A thread to discuss the orbital side of our Othernet hardware for Europe users. Astra 23B is located in a high orbit in the 23.5E orbital slot. It’s orbit of the earth is synchronized to the same speed the planet rotates for it’s 24 hour day so Astra 3B (and all geostationary satellites by definition) appears to hover over 23.5 degrees east longitude at 35,786 kilometers (22,236 miles) over the equator.
Astra 23B uses several phased array antennas to create a tune-able beam shape allowing it’s customers to choose several footprints; Othernet as of late 2019 is using the Ku band Europe beam below which doesn’t accurately reflect the Poland and Germany ‘hot spots’.

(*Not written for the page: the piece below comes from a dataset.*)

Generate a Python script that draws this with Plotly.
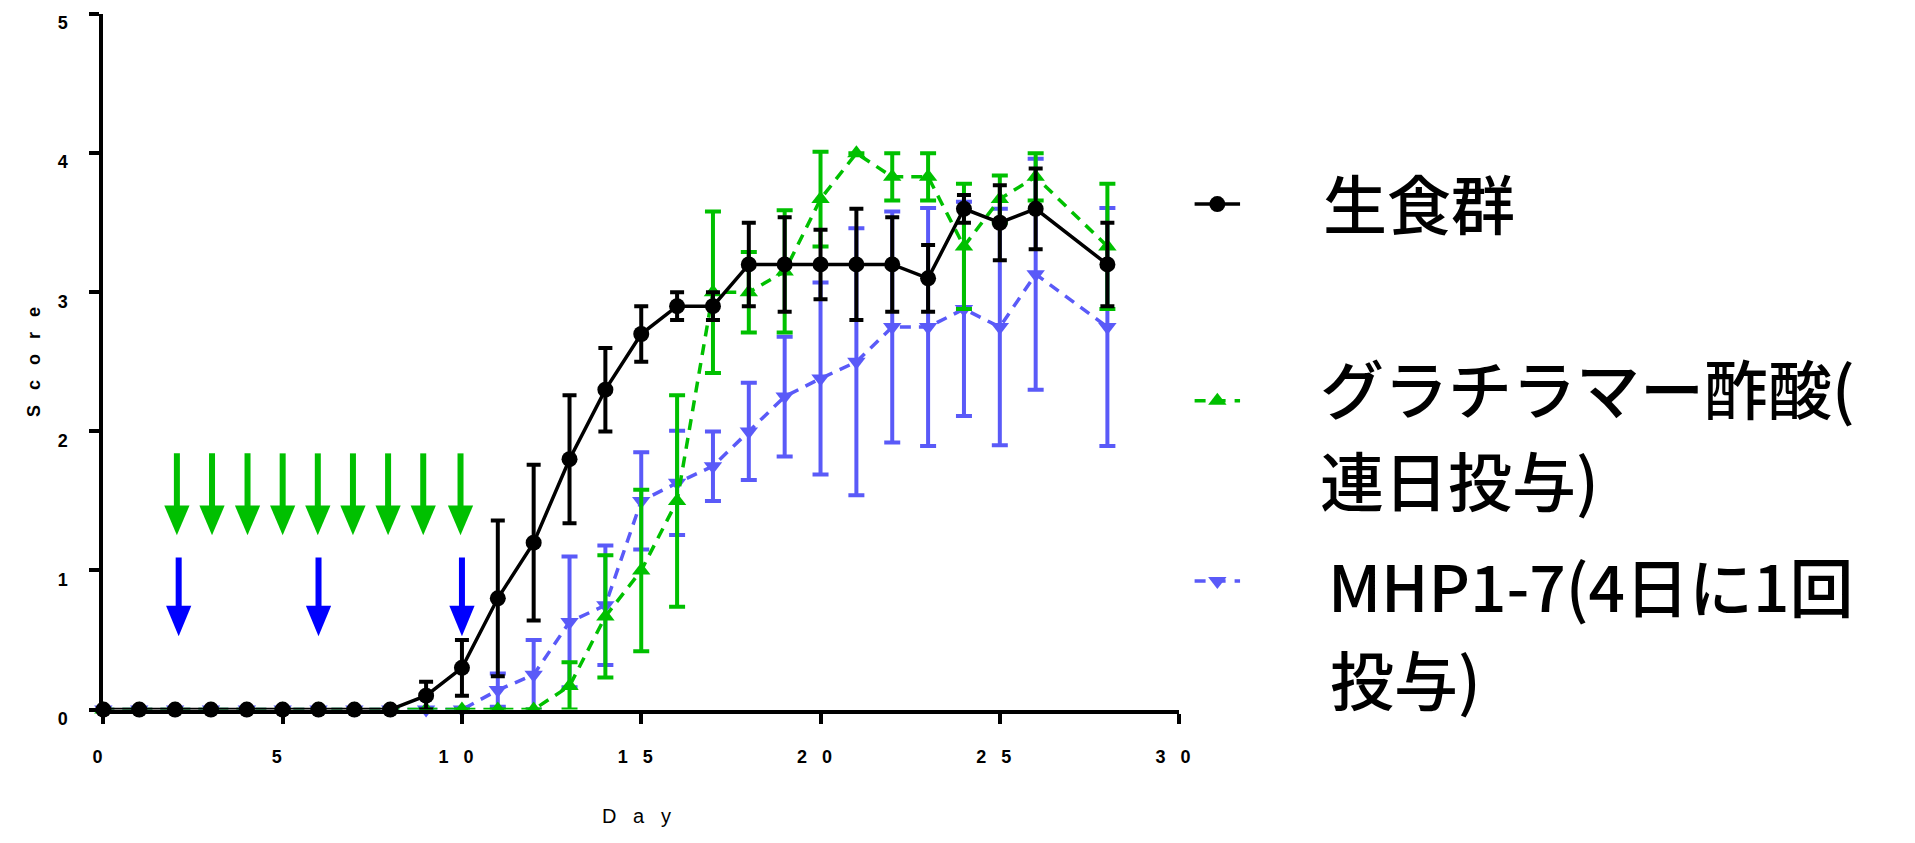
import plotly.graph_objects as go

W, H = 1915, 843

# ---------------- data ----------------
days = [0, 1, 2, 3, 4, 5, 6, 7, 8, 9, 10, 11, 12, 13, 14, 15, 16, 17, 18,
        19, 20, 21, 22, 23, 24, 25, 26, 28]

raw_mean = [0, 0, 0, 0, 0, 0, 0, 0, 0, 0.1, 0.3, 0.8, 1.2, 1.8, 2.3, 2.7, 2.9, 2.9,
            3.2, 3.2, 3.2, 3.2, 3.2, 3.1, 3.6, 3.5, 3.6, 3.2]
raw_sem = [0, 0, 0, 0, 0, 0, 0, 0, 0, 0.1, 0.2, 0.56, 0.56, 0.46, 0.3, 0.2, 0.1, 0.1,
           0.3, 0.34, 0.25, 0.4, 0.34, 0.24, 0.1, 0.27, 0.29, 0.3]

ga_mean = [0, 0, 0, 0, 0, 0, 0, 0, 0, 0, 0, 0, 0, 0.17, 0.67, 1.0, 1.5, 3.0,
           3.0, 3.15, 3.67, 4.0, 3.83, 3.83, 3.33, 3.67, 3.83, 3.33]
ga_sem = [0, 0, 0, 0, 0, 0, 0, 0, 0, 0, 0, 0, 0, 0.17, 0.44, 0.58, 0.76, 0.58,
          0.29, 0.44, 0.34, 0, 0.17, 0.17, 0.45, 0.17, 0.17, 0.45]

mhp_mean = [0, 0, 0, 0, 0, 0, 0, 0, 0, 0, 0, 0.14, 0.25, 0.63, 0.75, 1.5, 1.63, 1.75,
            2.0, 2.25, 2.38, 2.5, 2.75, 2.75, 2.88, 2.75, 3.13, 2.75]
mhp_sem = [0, 0, 0, 0, 0, 0, 0, 0, 0, 0, 0, 0.12, 0.25, 0.47, 0.43, 0.35, 0.375, 0.25,
           0.35, 0.43, 0.69, 0.96, 0.83, 0.855, 0.77, 0.85, 0.83, 0.855]

series_names = ["生食群", "グラチラマー酢酸(連日投与)", "MHP1-7(4日に1回投与)"]
legend_lines = [["生食群"], ["グラチラマー酢酸(", "連日投与)"], ["MHP1-7(4日に1回", "投与)"]]

# dosing days marked by arrows
ga_dose_days = [2.05, 3.03, 4.02, 5.0, 5.98, 6.96, 7.94, 8.92, 9.96]
mhp_dose_days = [2.1, 6.0, 10.0]

x_ticks = [0, 5, 10, 15, 20, 25, 30]
y_ticks = [0, 1, 2, 3, 4, 5]

# ---------------- styles ----------------
BLACK = "#000000"
GREEN = "#00C000"
BLUE = "#5A5AF8"
ARROW_BLUE = "#0000FF"
SP = "\u2002\u2004"  # wide letter spacing used by the original
LATIN = "Arial, 'Liberation Sans', sans-serif"
CJK = "'Noto Sans CJK JP', sans-serif"

# plot area in pixels
L, R, T, B = 93.5, 1182.3, 13.4, 725.8


def spaced(s):
    return SP.join(list(s))


def nz(errs):
    return [e if e > 0 else None for e in errs]


fig = go.Figure()

common = dict(mode="lines+markers", cliponaxis=False, showlegend=False)

fig.add_trace(go.Scatter(
    x=days, y=mhp_mean, name=series_names[2],
    line=dict(color=BLUE, width=3.5, dash="11px,8px"),
    marker=dict(symbol="triangle-down", size=16, color=BLUE),
    error_y=dict(type="data", array=nz(mhp_sem), color=BLUE, thickness=4, width=8),
    **common))
fig.add_trace(go.Scatter(
    x=days, y=ga_mean, name=series_names[1],
    line=dict(color=GREEN, width=3.5, dash="11px,8px"),
    marker=dict(symbol="triangle-up", size=16, color=GREEN),
    error_y=dict(type="data", array=nz(ga_sem), color=GREEN, thickness=4, width=8),
    **common))
fig.add_trace(go.Scatter(
    x=days, y=raw_mean, name=series_names[0],
    line=dict(color=BLACK, width=3.5),
    marker=dict(symbol="circle", size=16, color=BLACK),
    error_y=dict(type="data", array=nz(raw_sem), color=BLACK, thickness=4, width=7),
    **common))

# ---------------- dosing arrows ----------------
shapes = []


def add_arrow(d, top, base, tip, color, hw=0.352):
    shapes.append(dict(type="line", xref="x", yref="y", x0=d, x1=d, y0=top, y1=base - 0.02,
                       line=dict(color=color, width=6)))
    shapes.append(dict(type="path", xref="x", yref="y",
                       path=f"M {d - hw},{base} L {d + hw},{base} L {d},{tip} Z",
                       fillcolor=color, line=dict(width=0)))


for d in ga_dose_days:
    add_arrow(d, 1.842, 1.467, 1.253, GREEN)
for d in mhp_dose_days:
    add_arrow(d, 1.093, 0.747, 0.527, ARROW_BLUE)

# ---------------- legend (manual) ----------------
leg_x0, leg_x1 = 1198, 1244
leg_y = [208, 409.5, 594.2]
leg_style = [
    (BLACK, "solid", "circle"),
    (GREEN, "11px,9px", "triangle-up"),
    (BLUE, "11px,9px", "triangle-down"),
]
for yy, (col, dash, sym) in zip(leg_y, leg_style):
    fig.add_trace(go.Scatter(x=[leg_x0, leg_x1], y=[yy, yy], mode="lines",
                             line=dict(color=col, width=3.5, dash=dash),
                             xaxis="x2", yaxis="y2", showlegend=False, hoverinfo="skip"))
    fig.add_trace(go.Scatter(x=[(leg_x0 + leg_x1) / 2], y=[yy], mode="markers",
                             marker=dict(symbol=sym, size=16, color=col),
                             xaxis="x2", yaxis="y2", showlegend=False, hoverinfo="skip"))

annotations = []
LEG_FONT = 64
line_pos = [[(1326, 205)], [(1323, 394), (1323, 489)], [(1331, 597), (1333, 692)]]
for lines, poss in zip(legend_lines, line_pos):
    for txt, (px, py) in zip(lines, poss):
        annotations.append(dict(text=txt, x=px / W, y=1 - py / H, xref="paper", yref="paper",
                                xanchor="left", yanchor="middle", showarrow=False,
                                font=dict(family=CJK, size=LEG_FONT, color="black", weight=500)))

# axis titles
annotations.append(dict(text=spaced("Score"), x=24 / W, y=1 - 370 / H, xref="paper", yref="paper",
                        textangle=-90, showarrow=False, xanchor="center", yanchor="middle",
                        font=dict(family=LATIN, size=18, color="black", weight="bold")))
annotations.append(dict(text=spaced("Day"), x=633 / W, y=1 - 835 / H, xref="paper", yref="paper",
                        showarrow=False, xanchor="center", yanchor="middle",
                        font=dict(family=LATIN, size=20, color="black")))

axis_common = dict(showgrid=False, zeroline=False, showline=True, linecolor="black", linewidth=4,
                   ticks="outside", ticklen=10, tickwidth=4, tickcolor="black",
                   tickfont=dict(family=LATIN, size=18, color="black", weight="bold"),
                   ticklabeloverflow="allow", fixedrange=True)

fig.update_layout(
    width=W, height=H,
    margin=dict(l=0, r=0, t=0, b=0),
    paper_bgcolor="white", plot_bgcolor="rgba(0,0,0,0)",
    showlegend=False,
    xaxis=dict(domain=[L / W, R / W], range=[0, 30], tickvals=x_ticks,
               ticktext=[spaced(str(v)) for v in x_ticks],
               ticklabelshift=-6, ticklabelstandoff=18, **axis_common),
    yaxis=dict(domain=[1 - B / H, 1 - T / H], range=[0, 5], tickvals=y_ticks,
               ticktext=[str(v) for v in y_ticks],
               ticklabelshift=9, ticklabelstandoff=18, **axis_common),
    xaxis2=dict(domain=[1190 / W, 1250 / W], range=[1190, 1250], visible=False, fixedrange=True,
                anchor="y2"),
    yaxis2=dict(domain=[1 - 650 / H, 1 - 150 / H], range=[650, 150], visible=False, fixedrange=True,
                anchor="x2"),
    shapes=shapes,
    annotations=annotations,
)

fig.write_html(
    "out.html",
    config={"displayModeBar": False},
    post_script="document.documentElement.style.margin='0';document.body.style.margin='0';"
                "document.body.style.overflow='hidden';",
)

Astra 23B was deliverd to orbit by an Ariane 5 ECA heavy-lift launch vehicle.
We are also not using that specific pan-European beam. They have another, which is what we are on. It has two really hot spots over Germany and Poland. Beam peak for the entire transponder is 58 dBW in those two areas. It tapers down from there.
The Astra 3B Satellite is special i a way that it has 2 footprints with the same centers but different outlines. On http://www.lyngsat-maps.com/Astra-3B.html they are called KU and Wide. The thing is, if you say we have local maxima over Germany and Poland, we could actually be on the KU spot, which means off-spot or DX reception may not be possible in areas where theres still wide beam coverage. Can anybody confirm which beam were actually using? The SNR values for different spots on the map (status page) may also be interesting in relation to the equipment being used (bare LNB vs. minidish vs. big dish). This way we may finally plot a true ‘service area’ for othernet.